I spent 10 years sharing my keyboard with a brilliant software engineer.
Here are 9 lessons I learned from him:
1. Fast is better than good.
Waiting too long, overthinking, and trying to get things right from the get-go is a mistake. Most of the time, "good enough" is all you need.
2. Enough technical debt is a good thing.
Hating technical debt is nonsense. People just don't know how to take advantage of it. Technical debt means working on what truly matters and deferring anything that can wait.
3. There aren't stupid questions.
"He who asks a question is a fool for five minutes; he who does not ask a question remains a fool forever." Chinese Proverb
4. Communication outweighs technical skills.
Spend twice as much learning how to tell stories than building technical skills. The ability to clearly communicate your ideas is a superpower.

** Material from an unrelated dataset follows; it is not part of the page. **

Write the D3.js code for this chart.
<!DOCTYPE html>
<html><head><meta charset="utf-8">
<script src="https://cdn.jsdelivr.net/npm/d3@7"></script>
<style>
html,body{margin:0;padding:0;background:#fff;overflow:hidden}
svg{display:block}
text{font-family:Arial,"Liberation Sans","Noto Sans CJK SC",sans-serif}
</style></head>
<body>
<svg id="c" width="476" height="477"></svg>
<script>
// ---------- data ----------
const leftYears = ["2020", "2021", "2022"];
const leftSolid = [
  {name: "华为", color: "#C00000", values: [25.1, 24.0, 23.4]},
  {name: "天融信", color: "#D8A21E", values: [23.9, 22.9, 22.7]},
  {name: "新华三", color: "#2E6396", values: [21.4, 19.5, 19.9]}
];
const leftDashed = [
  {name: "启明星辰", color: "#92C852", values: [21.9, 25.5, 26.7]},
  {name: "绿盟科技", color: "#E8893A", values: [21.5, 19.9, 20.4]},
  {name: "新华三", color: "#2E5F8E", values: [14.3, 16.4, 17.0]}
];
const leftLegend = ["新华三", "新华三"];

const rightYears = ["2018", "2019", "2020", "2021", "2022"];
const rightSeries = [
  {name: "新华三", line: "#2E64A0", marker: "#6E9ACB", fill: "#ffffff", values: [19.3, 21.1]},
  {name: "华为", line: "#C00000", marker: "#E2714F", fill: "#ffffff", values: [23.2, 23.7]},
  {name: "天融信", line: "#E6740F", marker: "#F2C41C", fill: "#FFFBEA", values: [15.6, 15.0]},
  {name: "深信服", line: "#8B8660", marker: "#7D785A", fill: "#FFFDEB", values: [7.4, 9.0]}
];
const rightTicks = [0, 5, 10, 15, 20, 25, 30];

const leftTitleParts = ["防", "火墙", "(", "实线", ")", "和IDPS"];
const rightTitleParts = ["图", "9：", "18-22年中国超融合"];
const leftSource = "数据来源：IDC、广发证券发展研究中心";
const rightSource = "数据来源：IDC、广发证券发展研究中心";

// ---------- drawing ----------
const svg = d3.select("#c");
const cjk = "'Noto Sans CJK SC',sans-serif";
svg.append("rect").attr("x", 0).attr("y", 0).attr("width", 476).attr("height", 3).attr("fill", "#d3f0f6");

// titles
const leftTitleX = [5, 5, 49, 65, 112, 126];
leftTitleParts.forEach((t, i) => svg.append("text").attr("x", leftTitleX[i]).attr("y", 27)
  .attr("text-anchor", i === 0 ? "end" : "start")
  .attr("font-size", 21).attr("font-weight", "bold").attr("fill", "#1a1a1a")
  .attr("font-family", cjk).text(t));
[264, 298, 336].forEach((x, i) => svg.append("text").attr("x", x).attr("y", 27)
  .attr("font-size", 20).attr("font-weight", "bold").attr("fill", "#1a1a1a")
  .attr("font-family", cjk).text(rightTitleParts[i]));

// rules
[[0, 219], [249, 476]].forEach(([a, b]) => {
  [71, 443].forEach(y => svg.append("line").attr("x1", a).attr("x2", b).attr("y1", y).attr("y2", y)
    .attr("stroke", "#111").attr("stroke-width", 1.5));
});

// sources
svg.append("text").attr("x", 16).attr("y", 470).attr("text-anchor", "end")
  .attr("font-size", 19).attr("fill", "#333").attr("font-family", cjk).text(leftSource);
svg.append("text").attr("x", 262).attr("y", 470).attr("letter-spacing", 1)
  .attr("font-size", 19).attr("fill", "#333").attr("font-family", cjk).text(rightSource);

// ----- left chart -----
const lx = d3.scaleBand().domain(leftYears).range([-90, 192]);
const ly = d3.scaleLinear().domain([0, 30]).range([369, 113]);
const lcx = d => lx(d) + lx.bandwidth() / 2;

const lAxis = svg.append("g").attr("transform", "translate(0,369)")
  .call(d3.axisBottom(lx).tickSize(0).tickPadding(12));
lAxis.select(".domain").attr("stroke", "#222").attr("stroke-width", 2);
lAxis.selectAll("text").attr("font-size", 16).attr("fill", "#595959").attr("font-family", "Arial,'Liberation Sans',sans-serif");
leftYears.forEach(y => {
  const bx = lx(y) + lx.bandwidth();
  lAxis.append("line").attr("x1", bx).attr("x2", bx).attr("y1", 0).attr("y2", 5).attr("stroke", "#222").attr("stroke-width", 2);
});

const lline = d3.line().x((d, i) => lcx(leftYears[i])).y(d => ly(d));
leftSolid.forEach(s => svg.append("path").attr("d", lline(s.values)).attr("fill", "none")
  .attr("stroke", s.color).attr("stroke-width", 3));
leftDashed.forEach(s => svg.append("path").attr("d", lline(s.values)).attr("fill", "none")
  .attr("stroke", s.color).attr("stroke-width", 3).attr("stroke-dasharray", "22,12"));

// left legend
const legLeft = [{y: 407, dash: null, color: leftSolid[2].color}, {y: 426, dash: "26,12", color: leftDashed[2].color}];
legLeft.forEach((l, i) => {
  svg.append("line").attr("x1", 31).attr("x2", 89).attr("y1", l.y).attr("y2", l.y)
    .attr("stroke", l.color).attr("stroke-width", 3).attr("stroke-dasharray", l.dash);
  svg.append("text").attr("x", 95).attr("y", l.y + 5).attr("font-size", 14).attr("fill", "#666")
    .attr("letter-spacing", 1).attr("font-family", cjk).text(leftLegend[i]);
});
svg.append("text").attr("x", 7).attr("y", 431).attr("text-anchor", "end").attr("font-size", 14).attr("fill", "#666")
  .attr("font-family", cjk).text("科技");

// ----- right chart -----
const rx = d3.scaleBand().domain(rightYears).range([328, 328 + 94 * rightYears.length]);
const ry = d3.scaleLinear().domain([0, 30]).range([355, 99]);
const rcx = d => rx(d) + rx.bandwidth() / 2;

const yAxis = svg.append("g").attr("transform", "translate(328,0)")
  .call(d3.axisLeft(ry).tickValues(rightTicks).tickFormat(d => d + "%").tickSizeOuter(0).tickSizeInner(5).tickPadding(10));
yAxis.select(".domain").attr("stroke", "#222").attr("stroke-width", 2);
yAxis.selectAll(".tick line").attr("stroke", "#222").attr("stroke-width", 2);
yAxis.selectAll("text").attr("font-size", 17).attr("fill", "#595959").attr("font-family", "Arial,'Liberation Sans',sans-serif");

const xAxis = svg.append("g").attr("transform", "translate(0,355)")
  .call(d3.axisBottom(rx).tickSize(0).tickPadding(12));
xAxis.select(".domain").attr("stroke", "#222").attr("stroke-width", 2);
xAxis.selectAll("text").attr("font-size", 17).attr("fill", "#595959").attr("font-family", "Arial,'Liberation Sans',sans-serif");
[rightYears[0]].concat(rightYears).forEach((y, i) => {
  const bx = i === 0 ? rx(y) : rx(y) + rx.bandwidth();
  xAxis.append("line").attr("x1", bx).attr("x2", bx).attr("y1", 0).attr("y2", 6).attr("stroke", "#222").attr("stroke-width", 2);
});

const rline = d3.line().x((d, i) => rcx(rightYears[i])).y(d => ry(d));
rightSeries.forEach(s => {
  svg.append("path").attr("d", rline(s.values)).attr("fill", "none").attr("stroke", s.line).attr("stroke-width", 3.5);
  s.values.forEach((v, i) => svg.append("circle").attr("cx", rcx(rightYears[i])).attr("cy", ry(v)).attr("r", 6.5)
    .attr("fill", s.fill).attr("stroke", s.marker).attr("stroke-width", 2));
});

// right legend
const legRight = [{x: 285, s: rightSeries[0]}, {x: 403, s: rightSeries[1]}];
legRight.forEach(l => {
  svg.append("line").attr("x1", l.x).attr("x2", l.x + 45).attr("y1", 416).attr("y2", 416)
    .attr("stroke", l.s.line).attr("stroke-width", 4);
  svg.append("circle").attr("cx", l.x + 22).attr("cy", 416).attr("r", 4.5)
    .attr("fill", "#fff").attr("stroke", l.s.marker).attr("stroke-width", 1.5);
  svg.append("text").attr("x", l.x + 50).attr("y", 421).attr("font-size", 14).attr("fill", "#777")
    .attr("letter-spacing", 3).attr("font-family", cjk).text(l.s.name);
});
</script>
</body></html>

5. Just because you can doesn't mean you should.
Maximize the things you don't work on, learn to say no, prioritize, and delegate. You can only see what matters when you tune out the noise.
6. Share like there's no tomorrow.
People want to be around those who lift them, so share your knowledge indiscriminately. The quickest way to become a linchpin is making those around you successful.
7. Take full responsibility.
Finding justifications is easy. Look inward instead. Learn your lesson, and do better next time.
8. The best code is the one nobody wrote.
Code is a liability. Learn to solve problems by writing as little code as possible. No-code solutions are an underappreciated superpower.
9. If you don't test it, it doesn't work.
Any code that can break will eventually break. If you don’t have automated tests, you are doing it wrong.